● The request:
Exactly as written, retype the lines that run from the line holding "What TikZ code" through the end of the records below. Do not include pictures.

--- START OF Records to process ---

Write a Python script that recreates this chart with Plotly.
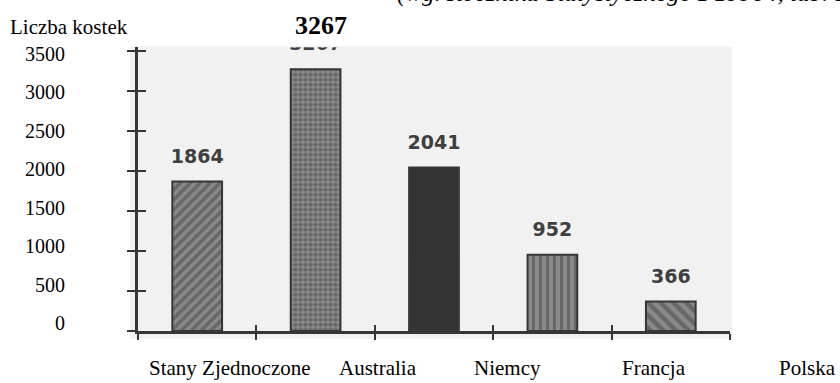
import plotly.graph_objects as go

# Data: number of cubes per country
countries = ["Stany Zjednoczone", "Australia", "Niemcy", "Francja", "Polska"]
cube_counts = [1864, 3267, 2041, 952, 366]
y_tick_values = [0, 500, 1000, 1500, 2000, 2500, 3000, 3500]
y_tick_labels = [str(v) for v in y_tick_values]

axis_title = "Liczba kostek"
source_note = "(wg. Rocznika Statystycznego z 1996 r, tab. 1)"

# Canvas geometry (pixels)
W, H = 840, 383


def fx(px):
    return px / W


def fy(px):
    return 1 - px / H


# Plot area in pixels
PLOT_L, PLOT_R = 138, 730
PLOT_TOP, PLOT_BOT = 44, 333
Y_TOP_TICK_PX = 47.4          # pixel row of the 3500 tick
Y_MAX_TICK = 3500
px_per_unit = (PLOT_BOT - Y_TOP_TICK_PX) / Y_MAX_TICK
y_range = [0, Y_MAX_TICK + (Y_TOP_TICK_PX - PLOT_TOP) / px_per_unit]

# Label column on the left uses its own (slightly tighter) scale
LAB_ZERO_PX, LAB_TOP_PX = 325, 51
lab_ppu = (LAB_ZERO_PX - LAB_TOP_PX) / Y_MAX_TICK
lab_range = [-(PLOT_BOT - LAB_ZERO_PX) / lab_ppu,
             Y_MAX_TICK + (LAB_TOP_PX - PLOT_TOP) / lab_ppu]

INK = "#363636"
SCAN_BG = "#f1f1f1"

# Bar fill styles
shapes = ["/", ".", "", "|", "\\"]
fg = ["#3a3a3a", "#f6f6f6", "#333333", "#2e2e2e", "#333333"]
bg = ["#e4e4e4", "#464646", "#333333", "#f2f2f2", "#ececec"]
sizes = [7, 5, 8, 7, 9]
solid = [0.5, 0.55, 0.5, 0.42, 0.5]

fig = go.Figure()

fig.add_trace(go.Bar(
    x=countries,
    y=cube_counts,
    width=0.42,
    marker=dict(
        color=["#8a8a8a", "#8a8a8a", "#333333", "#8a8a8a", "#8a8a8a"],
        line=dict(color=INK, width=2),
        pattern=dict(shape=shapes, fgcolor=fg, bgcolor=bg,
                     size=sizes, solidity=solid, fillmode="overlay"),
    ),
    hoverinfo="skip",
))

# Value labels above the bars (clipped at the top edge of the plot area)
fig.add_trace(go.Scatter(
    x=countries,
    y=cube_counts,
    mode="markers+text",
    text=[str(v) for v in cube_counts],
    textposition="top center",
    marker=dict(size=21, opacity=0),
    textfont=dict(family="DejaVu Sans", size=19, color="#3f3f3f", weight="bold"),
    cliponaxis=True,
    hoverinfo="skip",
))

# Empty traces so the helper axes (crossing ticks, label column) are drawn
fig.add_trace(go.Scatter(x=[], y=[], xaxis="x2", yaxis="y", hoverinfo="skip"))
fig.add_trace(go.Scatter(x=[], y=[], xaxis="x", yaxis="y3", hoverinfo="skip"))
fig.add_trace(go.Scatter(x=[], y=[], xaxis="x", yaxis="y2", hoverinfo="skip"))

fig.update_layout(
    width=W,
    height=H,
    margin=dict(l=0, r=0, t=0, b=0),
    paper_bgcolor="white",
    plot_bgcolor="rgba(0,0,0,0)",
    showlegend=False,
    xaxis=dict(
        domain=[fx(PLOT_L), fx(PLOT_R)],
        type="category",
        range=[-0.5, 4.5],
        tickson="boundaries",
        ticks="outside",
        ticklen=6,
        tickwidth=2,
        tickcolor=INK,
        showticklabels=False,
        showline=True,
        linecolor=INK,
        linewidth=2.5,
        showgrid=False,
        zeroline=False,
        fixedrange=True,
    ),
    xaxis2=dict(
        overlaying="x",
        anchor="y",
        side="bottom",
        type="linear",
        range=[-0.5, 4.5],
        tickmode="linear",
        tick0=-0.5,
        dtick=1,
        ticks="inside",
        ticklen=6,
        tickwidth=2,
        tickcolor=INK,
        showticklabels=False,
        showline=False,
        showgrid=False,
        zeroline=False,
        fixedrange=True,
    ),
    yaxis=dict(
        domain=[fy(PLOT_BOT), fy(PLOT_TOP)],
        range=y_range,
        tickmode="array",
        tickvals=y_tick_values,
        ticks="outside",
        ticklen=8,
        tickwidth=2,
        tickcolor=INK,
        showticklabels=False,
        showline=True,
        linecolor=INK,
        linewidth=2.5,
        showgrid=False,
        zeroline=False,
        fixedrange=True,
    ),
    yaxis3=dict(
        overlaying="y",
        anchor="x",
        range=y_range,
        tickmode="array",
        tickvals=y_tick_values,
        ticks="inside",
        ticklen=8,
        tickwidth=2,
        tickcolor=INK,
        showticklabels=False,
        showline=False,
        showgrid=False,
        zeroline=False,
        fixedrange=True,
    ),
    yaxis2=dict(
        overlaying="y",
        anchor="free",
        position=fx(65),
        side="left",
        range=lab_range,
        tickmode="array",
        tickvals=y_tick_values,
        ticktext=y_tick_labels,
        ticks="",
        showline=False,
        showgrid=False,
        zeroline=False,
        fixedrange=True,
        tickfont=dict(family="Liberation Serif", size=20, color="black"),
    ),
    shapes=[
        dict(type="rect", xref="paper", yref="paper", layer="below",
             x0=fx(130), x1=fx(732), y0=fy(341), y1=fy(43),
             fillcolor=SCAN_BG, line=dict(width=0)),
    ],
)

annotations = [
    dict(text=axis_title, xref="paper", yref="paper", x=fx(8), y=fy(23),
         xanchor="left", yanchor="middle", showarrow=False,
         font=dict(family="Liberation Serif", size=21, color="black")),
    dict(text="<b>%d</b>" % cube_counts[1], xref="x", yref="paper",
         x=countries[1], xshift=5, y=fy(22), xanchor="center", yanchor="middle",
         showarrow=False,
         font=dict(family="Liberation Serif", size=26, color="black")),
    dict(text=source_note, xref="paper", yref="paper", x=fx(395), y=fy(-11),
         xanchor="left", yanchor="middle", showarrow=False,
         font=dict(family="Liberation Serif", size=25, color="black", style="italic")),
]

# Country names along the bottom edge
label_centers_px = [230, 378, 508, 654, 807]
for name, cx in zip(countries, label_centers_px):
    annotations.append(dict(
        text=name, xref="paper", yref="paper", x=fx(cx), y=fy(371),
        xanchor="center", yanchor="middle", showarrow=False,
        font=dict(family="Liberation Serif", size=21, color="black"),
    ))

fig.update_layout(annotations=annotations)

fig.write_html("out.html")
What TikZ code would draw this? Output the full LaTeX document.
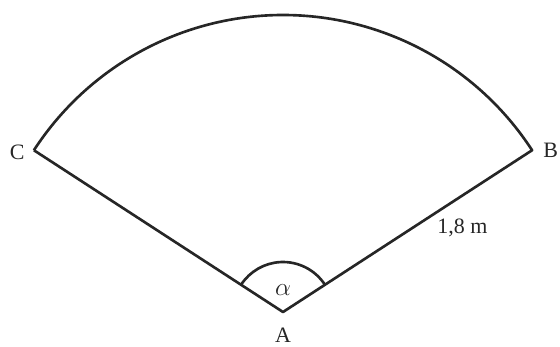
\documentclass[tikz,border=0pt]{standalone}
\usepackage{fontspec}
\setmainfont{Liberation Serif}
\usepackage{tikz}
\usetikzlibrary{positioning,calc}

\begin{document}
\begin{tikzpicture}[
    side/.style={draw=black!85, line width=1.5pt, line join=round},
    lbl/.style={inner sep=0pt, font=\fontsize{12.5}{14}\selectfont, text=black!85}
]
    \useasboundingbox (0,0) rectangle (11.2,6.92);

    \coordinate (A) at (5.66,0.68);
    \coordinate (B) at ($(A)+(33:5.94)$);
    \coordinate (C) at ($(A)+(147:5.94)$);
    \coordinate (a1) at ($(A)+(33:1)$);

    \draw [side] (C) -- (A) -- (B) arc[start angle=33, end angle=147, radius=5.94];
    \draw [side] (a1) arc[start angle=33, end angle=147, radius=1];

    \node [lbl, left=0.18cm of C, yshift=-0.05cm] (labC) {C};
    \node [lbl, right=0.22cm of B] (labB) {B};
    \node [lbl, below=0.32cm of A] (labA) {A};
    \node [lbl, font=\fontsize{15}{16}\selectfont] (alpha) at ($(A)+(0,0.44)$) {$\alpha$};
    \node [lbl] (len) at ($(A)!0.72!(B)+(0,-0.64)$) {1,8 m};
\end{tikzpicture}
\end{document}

--- END OF Records to process ---

● The reply:
What TikZ code would draw this? Output the full LaTeX document.
\documentclass[tikz,border=0pt]{standalone}
\usepackage{fontspec}
\setmainfont{Liberation Serif}
\usepackage{tikz}
\usetikzlibrary{positioning,calc}

\begin{document}
\begin{tikzpicture}[
    side/.style={draw=black!85, line width=1.5pt, line join=round},
    lbl/.style={inner sep=0pt, font=\fontsize{12.5}{14}\selectfont, text=black!85}
]
    \useasboundingbox (0,0) rectangle (11.2,6.92);

    \coordinate (A) at (5.66,0.68);
    \coordinate (B) at ($(A)+(33:5.94)$);
    \coordinate (C) at ($(A)+(147:5.94)$);
    \coordinate (a1) at ($(A)+(33:1)$);

    \draw [side] (C) -- (A) -- (B) arc[start angle=33, end angle=147, radius=5.94];
    \draw [side] (a1) arc[start angle=33, end angle=147, radius=1];

    \node [lbl, left=0.18cm of C, yshift=-0.05cm] (labC) {C};
    \node [lbl, right=0.22cm of B] (labB) {B};
    \node [lbl, below=0.32cm of A] (labA) {A};
    \node [lbl, font=\fontsize{15}{16}\selectfont] (alpha) at ($(A)+(0,0.44)$) {$\alpha$};
    \node [lbl] (len) at ($(A)!0.72!(B)+(0,-0.64)$) {1,8 m};
\end{tikzpicture}
\end{document}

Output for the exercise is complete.